In May we published on the Motorcycle.com news blog about Mission Motorcycles coming to market with a production version of the Mission R and Mission RS electric superbikes – virtually the same motorcycles Steve Rapp rode to a convincing victory during the TTXGP races at Laguna Seca two years ago, setting a lap time just 10 seconds slower than a MotoGP machine.
To refresh your memory, here are the important specs to know about this potentially game-changing superbike:
|Mission Motorcyles RS Specs|
|120kW motor, pumping out 160 hp and 120 ft.-lb. of torque, according to Mission|
|Three battery packs are available: 12kWh, 15kWh and 17kWh|
|Chassis designed by James Parker – the man who invented the RADD front suspension system in the 1980s|
|An advanced electronics package featuring traction control – the first among production electric motorcycles|
|Carbon or magnesium wheels (depending on spec)|
|150 mph top speed, 0-60 mph in under three seconds, and the kicker – 140 miles of real-world mileage (with the 17kWh battery)|
|Using a level 2 J1772 charging station and the twin charging system which boosts charging capacity to 9kW, batteries can refill in under an hour|
Although we haven’t had a chance to test the bike and put it through its paces, friend of Motorcycle.com and frequent guest tester, Kaming Ko, recently had a chance to throw a leg over the Mission Motorcycles RS shortly after Tonight Show host Jay Leno rode it.
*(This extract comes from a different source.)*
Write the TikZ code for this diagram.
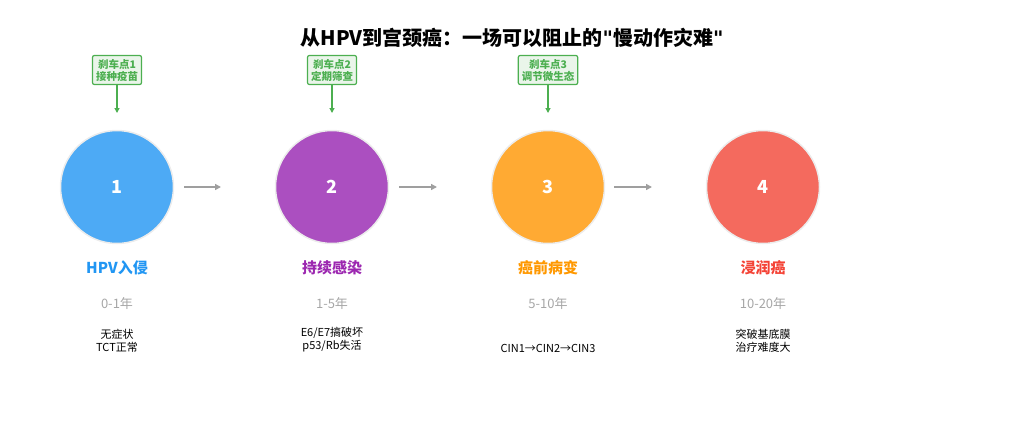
\documentclass[tikz,border=0pt]{standalone}
\usepackage{fontspec}
\setmainfont{Noto Sans CJK SC}
\newfontfamily\latfont{DejaVu Sans}
\usetikzlibrary{arrows.meta,positioning}
\definecolor{cblue}{HTML}{4DAAF5}
\definecolor{tblue}{HTML}{2196F3}
\definecolor{cpurple}{HTML}{AB4FC0}
\definecolor{tpurple}{HTML}{9C27B0}
\definecolor{corange}{HTML}{FFAA33}
\definecolor{torange}{HTML}{FF9800}
\definecolor{cred}{HTML}{F46A5E}
\definecolor{tred}{HTML}{F44336}
\definecolor{bgreen}{HTML}{4CAF50}
\newcommand{\qmark}{{\latfont\bfseries\symbol{34}}}
\tikzset{
  stage/.style={circle,draw=white!85!gray,line width=1.5pt,minimum size=113pt,inner sep=0pt,text=white,font=\fontsize{18}{20}\selectfont\bfseries},
  brake/.style={draw=bgreen,fill=bgreen!12,rounded corners=2pt,line width=1.2pt,text=bgreen,align=center,inner sep=3.5pt,font=\fontsize{10.5}{12}\selectfont\bfseries},
  flow/.style={-{Triangle[length=6pt,width=6pt]},draw=gray!75,line width=2pt},
  down/.style={-{Triangle[length=5pt,width=5pt]},draw=bgreen,line width=1.2pt},
  stagename/.style={font=\fontsize{15}{17}\selectfont\bfseries},
  years/.style={text=gray!70,font=\fontsize{13}{15}\selectfont},
  note/.style={align=center,anchor=south,font=\fontsize{11}{13}\selectfont}
}
\begin{document}
\begin{tikzpicture}[x=1pt,y=1pt,yscale=-1]
\useasboundingbox (0,0) rectangle (1024,447);

\node (title) at (512,38) {\fontsize{20}{24}\selectfont\bfseries 从HPV到宫颈癌：一场可以阻止的\qmark 慢动作灾难\qmark};

% stages
\node[stage,fill=cblue] (s1) at (117,187) {1};
\node[stage,fill=cpurple] (s2) at (332,187) {2};
\node[stage,fill=corange] (s3) at (548,187) {3};
\node[stage,fill=cred] (s4) at (763,187) {4};

\coordinate (a1) at (184,187); \coordinate (b1) at (221,187);
\coordinate (a2) at (399,187); \coordinate (b2) at (437,187);
\coordinate (a3) at (614,187); \coordinate (b3) at (652,187);
\draw[flow] (a1) -- (b1);
\draw[flow] (a2) -- (b2);
\draw[flow] (a3) -- (b3);

% brake points
\node[brake] (k1) at (117,70) {刹车点1\\接种疫苗};
\node[brake] (k2) at (332,70) {刹车点2\\定期筛查};
\node[brake] (k3) at (548,70) {刹车点3\\调节微生态};
\coordinate (t1) at (117,113); \coordinate (t2) at (332,113); \coordinate (t3) at (548,113);
\draw[down] (k1) -- (t1);
\draw[down] (k2) -- (t2);
\draw[down] (k3) -- (t3);

% labels
\node[stagename,text=tblue] (n1) at (117,268) {HPV入侵};
\node[stagename,text=tpurple] (n2) at (332,268) {持续感染};
\node[stagename,text=torange] (n3) at (548,268) {癌前病变};
\node[stagename,text=tred] (n4) at (763,268) {浸润癌};

\node[years] (y1) at (117,304) {0-1年};
\node[years] (y2) at (332,304) {1-5年};
\node[years] (y3) at (548,304) {5-10年};
\node[years] (y4) at (763,304) {10-20年};

\node[note] (d1) at (117,356) {无症状\\TCT正常};
\node[note] (d2) at (332,356) {E6/E7搞破坏\\p53/Rb失活};
\node[note] (d3) at (548,356) {CIN1→CIN2→CIN3};
\node[note] (d4) at (763,356) {突破基底膜\\治疗难度大};
\end{tikzpicture}
\end{document}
Ko’s resume is extensive, having raced both two- and four-wheel gas-powered machinery at a high level for three decades. He came back raving about the Mission RS, which is particularly surprising considering he’s been a big critic of electric motorcycle performance all these years.
As brutal as the Kawasaki ZX-14’s acceleration is, each split second required to shift gives a momentary pause to gather your thoughts. Because the Mission is only a single speed, once you open the throttle, “the acceleration never stops!” says Kaming. “I got on and said ‘holy sh*t!’ I was trying so hard just to hang on.”
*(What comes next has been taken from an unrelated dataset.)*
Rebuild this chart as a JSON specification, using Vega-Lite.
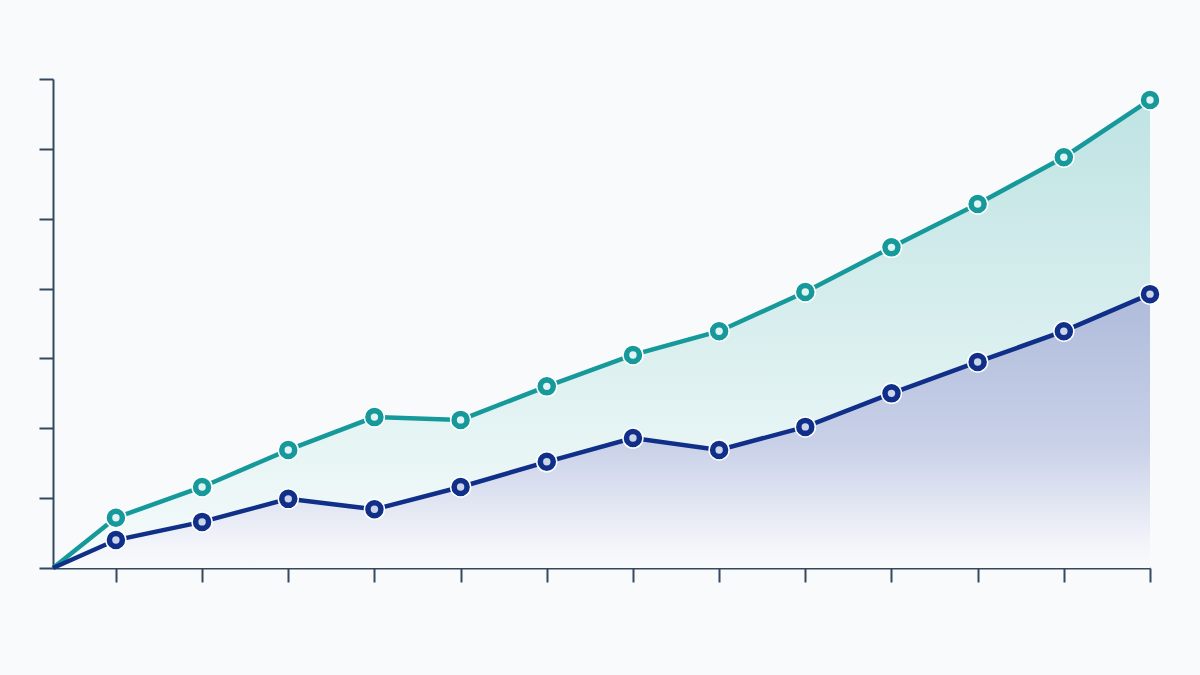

Kaming’s utter shock and awe with the power delivery mirrors the reaction I had when I rode the Lightning e-Superbike last year. Compared to the Mission, the Lightning comes equipped with “just” a 12kWh battery, with a 14kWh battery option. A 22 kWh battery is apparently in the works.
As for power, Lightning founder and President Richard Hatfield claims the Chevrolet Tahoe Hybrid motor used in his bike puts out more than twice the torque of a Suzuki GSX-R1000. He purports something near 170 ft-lb of twist.
Both machines are well over the 500-pound mark, though exact numbers haven’t been disclosed. From a performance standpoint, both machines offer incredible acceleration and impressive handling, but there’s no hiding the weight penalty each carries.
From there, however, the Mission appears to be a class above the Lightning with its numerous electronic gadgets and gizmos, not to mention the first-class customer support. However, the Lightning’s base price begins at a more reasonable $38,000.
Parker and the design team benchmarked the Suzuki GSX-R1000 when finalizing the Mission’s chassis geometry, and after riding it through the Angeles Crest Highway, Ko reported the RS flicked into turns quickly and responded like a “well setup GSX-R1000 superbike, only heavier.” We expected it to feel heavier, but were surprised about the handling comment considering the Mission’s 58-inch wheelbase is almost three inches longer than the Suzuki.
Otherwise, Kaming couldn’t stop raving about the power and acceleration from any speed, likening it to being “dropped from a rollercoaster.” He liked not having to worry about being in the correct gear for a corner and relying on the broad torque to simply dart him away to the next turn.
His time aboard the RS was short, so he didn’t get to test the mileage claims or fully experiment with the traction control, GPS or the myriad of other rider aids and techno wizardry, but needless to say he was impressed and has vaulted the Mission near the top of his Christmas wish list.
The particular model Kaming rode featured the GP kit, which retails for a staggering $72,500 and includes the FGR200 GP-spec Ohlins fork, TTX36 MkII shock, MotoGP-spec Brembo calipers mated to WSBK-spec rotors and Marchesini magnesium wheels. If that’s of no interest to you, the standard RS, of which only 40 will be made, will cost about $57,000 and still feature carbon wheels, Ohlins suspension, and Brembo brakes.
Each Mission Motorcycle is designed and built in San Francisco and is delivered directly to customers. Kaming reports a warranty ranging from five to seven years is also provided (exact length has yet to be determined), and should the need for software fixes or updates be required, Mission can access the ECU remotely to make the changes. For mechanical issues, Mission says they’ll send a technician directly to your door.
Judging by the report from the one-time e-bike hater, we can’t wait to get our hands on the Mission. We’re trying our best to arrange some seat time on one, and when we do, we’ll deliver a more thorough evaluation of what’s sure to be the new benchmark for electric motorcycle performance.